Source data
━━━━━━━━━━
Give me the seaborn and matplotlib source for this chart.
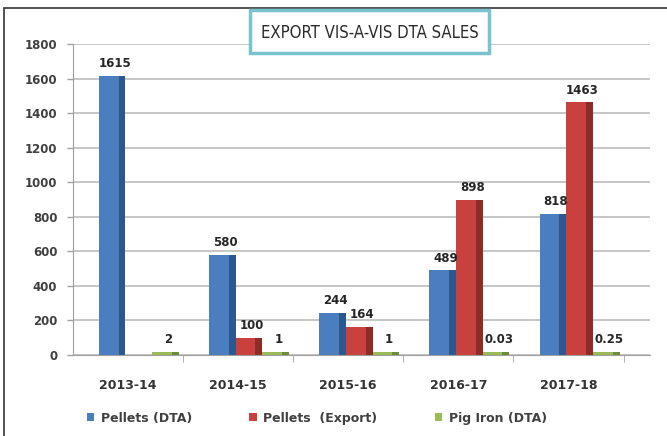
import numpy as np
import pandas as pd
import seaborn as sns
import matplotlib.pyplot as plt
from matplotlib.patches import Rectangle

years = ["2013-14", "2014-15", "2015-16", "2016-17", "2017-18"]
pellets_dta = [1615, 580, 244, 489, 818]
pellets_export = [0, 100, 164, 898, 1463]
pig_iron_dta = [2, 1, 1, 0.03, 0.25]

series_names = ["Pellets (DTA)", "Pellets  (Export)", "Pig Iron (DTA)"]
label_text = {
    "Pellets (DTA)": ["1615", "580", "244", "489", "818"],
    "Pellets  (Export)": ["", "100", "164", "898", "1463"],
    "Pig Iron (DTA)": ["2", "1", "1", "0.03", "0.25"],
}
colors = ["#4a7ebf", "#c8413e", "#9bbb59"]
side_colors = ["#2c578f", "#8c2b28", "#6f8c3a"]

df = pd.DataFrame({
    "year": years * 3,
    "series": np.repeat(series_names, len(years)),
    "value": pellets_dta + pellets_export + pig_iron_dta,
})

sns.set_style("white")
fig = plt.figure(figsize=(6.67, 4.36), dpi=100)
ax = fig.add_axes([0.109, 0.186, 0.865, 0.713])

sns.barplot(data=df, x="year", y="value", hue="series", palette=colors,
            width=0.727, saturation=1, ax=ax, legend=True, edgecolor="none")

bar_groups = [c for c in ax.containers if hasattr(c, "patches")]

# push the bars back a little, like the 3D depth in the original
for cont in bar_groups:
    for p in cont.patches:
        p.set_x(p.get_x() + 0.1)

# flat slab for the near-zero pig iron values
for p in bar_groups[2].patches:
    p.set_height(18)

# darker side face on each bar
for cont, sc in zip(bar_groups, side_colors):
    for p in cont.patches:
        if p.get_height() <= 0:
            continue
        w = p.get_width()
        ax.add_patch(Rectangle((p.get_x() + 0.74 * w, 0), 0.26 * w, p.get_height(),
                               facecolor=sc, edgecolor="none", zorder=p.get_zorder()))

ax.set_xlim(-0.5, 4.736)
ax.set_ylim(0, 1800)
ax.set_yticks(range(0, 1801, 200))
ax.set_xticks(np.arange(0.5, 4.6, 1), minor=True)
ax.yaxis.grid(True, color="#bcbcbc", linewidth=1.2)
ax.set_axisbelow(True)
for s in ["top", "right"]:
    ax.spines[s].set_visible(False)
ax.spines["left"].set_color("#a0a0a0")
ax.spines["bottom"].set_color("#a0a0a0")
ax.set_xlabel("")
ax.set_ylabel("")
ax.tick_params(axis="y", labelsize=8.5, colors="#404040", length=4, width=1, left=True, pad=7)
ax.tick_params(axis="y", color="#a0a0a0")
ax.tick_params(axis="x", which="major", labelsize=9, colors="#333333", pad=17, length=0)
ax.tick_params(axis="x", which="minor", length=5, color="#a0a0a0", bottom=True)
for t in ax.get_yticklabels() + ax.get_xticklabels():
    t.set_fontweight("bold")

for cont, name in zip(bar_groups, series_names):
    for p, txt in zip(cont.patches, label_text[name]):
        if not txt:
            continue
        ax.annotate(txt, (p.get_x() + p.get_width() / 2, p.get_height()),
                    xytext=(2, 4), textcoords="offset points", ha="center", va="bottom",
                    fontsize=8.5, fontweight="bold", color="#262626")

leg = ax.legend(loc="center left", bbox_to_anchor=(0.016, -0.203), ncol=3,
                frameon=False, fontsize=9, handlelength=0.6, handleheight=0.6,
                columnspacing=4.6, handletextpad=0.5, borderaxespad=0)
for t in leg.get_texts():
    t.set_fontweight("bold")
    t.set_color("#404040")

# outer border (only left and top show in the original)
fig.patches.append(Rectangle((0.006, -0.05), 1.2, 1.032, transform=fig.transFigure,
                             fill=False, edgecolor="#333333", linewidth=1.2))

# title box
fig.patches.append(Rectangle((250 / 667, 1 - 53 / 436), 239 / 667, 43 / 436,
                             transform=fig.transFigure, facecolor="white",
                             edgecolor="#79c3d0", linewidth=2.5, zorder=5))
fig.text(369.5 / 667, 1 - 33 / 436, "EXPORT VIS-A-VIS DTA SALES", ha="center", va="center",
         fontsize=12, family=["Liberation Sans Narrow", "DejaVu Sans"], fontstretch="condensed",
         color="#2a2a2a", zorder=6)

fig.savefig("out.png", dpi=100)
━━━━━━━━━━
Requirements
Copy out the listing exactly as it stands, but not the pictures.

Task response
Give me the seaborn and matplotlib source for this chart.
import numpy as np
import pandas as pd
import seaborn as sns
import matplotlib.pyplot as plt
from matplotlib.patches import Rectangle

years = ["2013-14", "2014-15", "2015-16", "2016-17", "2017-18"]
pellets_dta = [1615, 580, 244, 489, 818]
pellets_export = [0, 100, 164, 898, 1463]
pig_iron_dta = [2, 1, 1, 0.03, 0.25]

series_names = ["Pellets (DTA)", "Pellets  (Export)", "Pig Iron (DTA)"]
label_text = {
    "Pellets (DTA)": ["1615", "580", "244", "489", "818"],
    "Pellets  (Export)": ["", "100", "164", "898", "1463"],
    "Pig Iron (DTA)": ["2", "1", "1", "0.03", "0.25"],
}
colors = ["#4a7ebf", "#c8413e", "#9bbb59"]
side_colors = ["#2c578f", "#8c2b28", "#6f8c3a"]

df = pd.DataFrame({
    "year": years * 3,
    "series": np.repeat(series_names, len(years)),
    "value": pellets_dta + pellets_export + pig_iron_dta,
})

sns.set_style("white")
fig = plt.figure(figsize=(6.67, 4.36), dpi=100)
ax = fig.add_axes([0.109, 0.186, 0.865, 0.713])

sns.barplot(data=df, x="year", y="value", hue="series", palette=colors,
            width=0.727, saturation=1, ax=ax, legend=True, edgecolor="none")

bar_groups = [c for c in ax.containers if hasattr(c, "patches")]

# push the bars back a little, like the 3D depth in the original
for cont in bar_groups:
    for p in cont.patches:
        p.set_x(p.get_x() + 0.1)

# flat slab for the near-zero pig iron values
for p in bar_groups[2].patches:
    p.set_height(18)

# darker side face on each bar
for cont, sc in zip(bar_groups, side_colors):
    for p in cont.patches:
        if p.get_height() <= 0:
            continue
        w = p.get_width()
        ax.add_patch(Rectangle((p.get_x() + 0.74 * w, 0), 0.26 * w, p.get_height(),
                               facecolor=sc, edgecolor="none", zorder=p.get_zorder()))

ax.set_xlim(-0.5, 4.736)
ax.set_ylim(0, 1800)
ax.set_yticks(range(0, 1801, 200))
ax.set_xticks(np.arange(0.5, 4.6, 1), minor=True)
ax.yaxis.grid(True, color="#bcbcbc", linewidth=1.2)
ax.set_axisbelow(True)
for s in ["top", "right"]:
    ax.spines[s].set_visible(False)
ax.spines["left"].set_color("#a0a0a0")
ax.spines["bottom"].set_color("#a0a0a0")
ax.set_xlabel("")
ax.set_ylabel("")
ax.tick_params(axis="y", labelsize=8.5, colors="#404040", length=4, width=1, left=True, pad=7)
ax.tick_params(axis="y", color="#a0a0a0")
ax.tick_params(axis="x", which="major", labelsize=9, colors="#333333", pad=17, length=0)
ax.tick_params(axis="x", which="minor", length=5, color="#a0a0a0", bottom=True)
for t in ax.get_yticklabels() + ax.get_xticklabels():
    t.set_fontweight("bold")

for cont, name in zip(bar_groups, series_names):
    for p, txt in zip(cont.patches, label_text[name]):
        if not txt:
            continue
        ax.annotate(txt, (p.get_x() + p.get_width() / 2, p.get_height()),
                    xytext=(2, 4), textcoords="offset points", ha="center", va="bottom",
                    fontsize=8.5, fontweight="bold", color="#262626")

leg = ax.legend(loc="center left", bbox_to_anchor=(0.016, -0.203), ncol=3,
                frameon=False, fontsize=9, handlelength=0.6, handleheight=0.6,
                columnspacing=4.6, handletextpad=0.5, borderaxespad=0)
for t in leg.get_texts():
    t.set_fontweight("bold")
    t.set_color("#404040")

# outer border (only left and top show in the original)
fig.patches.append(Rectangle((0.006, -0.05), 1.2, 1.032, transform=fig.transFigure,
                             fill=False, edgecolor="#333333", linewidth=1.2))

# title box
fig.patches.append(Rectangle((250 / 667, 1 - 53 / 436), 239 / 667, 43 / 436,
                             transform=fig.transFigure, facecolor="white",
                             edgecolor="#79c3d0", linewidth=2.5, zorder=5))
fig.text(369.5 / 667, 1 - 33 / 436, "EXPORT VIS-A-VIS DTA SALES", ha="center", va="center",
         fontsize=12, family=["Liberation Sans Narrow", "DejaVu Sans"], fontstretch="condensed",
         color="#2a2a2a", zorder=6)

fig.savefig("out.png", dpi=100)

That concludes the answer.